* Exercise details: Print verbatim the opening line of the material and every subsequent line through the one containing "const values = [fija, totalTarget, directaTarget, consejo];".

* Data lines:
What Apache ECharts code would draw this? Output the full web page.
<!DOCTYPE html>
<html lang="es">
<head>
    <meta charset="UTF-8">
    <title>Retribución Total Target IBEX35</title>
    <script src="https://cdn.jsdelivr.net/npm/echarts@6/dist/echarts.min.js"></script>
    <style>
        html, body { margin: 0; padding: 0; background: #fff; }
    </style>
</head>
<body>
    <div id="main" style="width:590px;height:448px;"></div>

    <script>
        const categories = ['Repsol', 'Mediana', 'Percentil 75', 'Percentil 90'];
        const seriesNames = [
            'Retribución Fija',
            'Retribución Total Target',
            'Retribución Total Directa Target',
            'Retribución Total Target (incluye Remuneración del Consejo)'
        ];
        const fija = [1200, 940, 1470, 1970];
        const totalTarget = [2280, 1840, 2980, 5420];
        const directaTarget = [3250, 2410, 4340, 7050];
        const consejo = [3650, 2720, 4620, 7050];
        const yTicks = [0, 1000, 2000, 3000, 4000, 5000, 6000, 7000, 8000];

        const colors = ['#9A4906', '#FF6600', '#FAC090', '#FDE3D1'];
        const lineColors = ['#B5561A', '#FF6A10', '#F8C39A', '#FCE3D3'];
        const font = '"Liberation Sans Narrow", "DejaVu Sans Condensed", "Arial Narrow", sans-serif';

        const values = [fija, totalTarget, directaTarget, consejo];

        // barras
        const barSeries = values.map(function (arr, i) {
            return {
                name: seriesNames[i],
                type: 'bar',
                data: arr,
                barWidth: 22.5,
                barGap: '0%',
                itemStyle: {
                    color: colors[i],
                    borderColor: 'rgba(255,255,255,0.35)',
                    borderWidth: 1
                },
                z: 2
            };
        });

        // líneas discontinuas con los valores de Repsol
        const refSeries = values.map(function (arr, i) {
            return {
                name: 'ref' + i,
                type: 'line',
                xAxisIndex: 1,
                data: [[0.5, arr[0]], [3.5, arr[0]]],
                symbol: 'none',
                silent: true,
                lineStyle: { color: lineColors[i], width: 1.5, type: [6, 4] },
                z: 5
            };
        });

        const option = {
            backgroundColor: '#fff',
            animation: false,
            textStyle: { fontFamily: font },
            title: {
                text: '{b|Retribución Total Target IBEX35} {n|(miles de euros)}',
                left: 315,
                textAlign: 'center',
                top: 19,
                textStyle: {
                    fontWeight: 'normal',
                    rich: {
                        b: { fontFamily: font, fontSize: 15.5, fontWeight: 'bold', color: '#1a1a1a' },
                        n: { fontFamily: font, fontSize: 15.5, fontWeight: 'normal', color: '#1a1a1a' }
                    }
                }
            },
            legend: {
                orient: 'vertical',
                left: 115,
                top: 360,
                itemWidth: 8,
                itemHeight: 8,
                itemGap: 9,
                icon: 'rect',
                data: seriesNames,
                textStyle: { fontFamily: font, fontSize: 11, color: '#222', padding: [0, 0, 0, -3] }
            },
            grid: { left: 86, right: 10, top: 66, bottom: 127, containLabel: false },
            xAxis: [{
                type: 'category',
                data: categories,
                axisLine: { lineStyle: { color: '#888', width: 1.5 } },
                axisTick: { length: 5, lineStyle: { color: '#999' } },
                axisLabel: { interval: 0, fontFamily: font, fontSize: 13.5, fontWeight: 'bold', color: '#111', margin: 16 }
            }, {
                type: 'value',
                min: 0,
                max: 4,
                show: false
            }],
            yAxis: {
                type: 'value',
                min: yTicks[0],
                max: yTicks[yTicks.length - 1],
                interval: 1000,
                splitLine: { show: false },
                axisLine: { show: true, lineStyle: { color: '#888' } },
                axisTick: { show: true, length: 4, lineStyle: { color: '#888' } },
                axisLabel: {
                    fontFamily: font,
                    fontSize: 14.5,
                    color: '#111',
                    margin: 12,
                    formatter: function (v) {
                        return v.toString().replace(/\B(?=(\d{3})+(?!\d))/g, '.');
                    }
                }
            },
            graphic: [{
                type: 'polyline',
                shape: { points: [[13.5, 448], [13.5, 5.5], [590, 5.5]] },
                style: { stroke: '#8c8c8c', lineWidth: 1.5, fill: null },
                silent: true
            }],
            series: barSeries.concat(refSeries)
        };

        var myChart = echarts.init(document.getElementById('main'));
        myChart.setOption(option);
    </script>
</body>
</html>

* Response to the task:
What Apache ECharts code would draw this? Output the full web page.
<!DOCTYPE html>
<html lang="es">
<head>
    <meta charset="UTF-8">
    <title>Retribución Total Target IBEX35</title>
    <script src="https://cdn.jsdelivr.net/npm/echarts@6/dist/echarts.min.js"></script>
    <style>
        html, body { margin: 0; padding: 0; background: #fff; }
    </style>
</head>
<body>
    <div id="main" style="width:590px;height:448px;"></div>

    <script>
        const categories = ['Repsol', 'Mediana', 'Percentil 75', 'Percentil 90'];
        const seriesNames = [
            'Retribución Fija',
            'Retribución Total Target',
            'Retribución Total Directa Target',
            'Retribución Total Target (incluye Remuneración del Consejo)'
        ];
        const fija = [1200, 940, 1470, 1970];
        const totalTarget = [2280, 1840, 2980, 5420];
        const directaTarget = [3250, 2410, 4340, 7050];
        const consejo = [3650, 2720, 4620, 7050];
        const yTicks = [0, 1000, 2000, 3000, 4000, 5000, 6000, 7000, 8000];

        const colors = ['#9A4906', '#FF6600', '#FAC090', '#FDE3D1'];
        const lineColors = ['#B5561A', '#FF6A10', '#F8C39A', '#FCE3D3'];
        const font = '"Liberation Sans Narrow", "DejaVu Sans Condensed", "Arial Narrow", sans-serif';

        const values = [fija, totalTarget, directaTarget, consejo];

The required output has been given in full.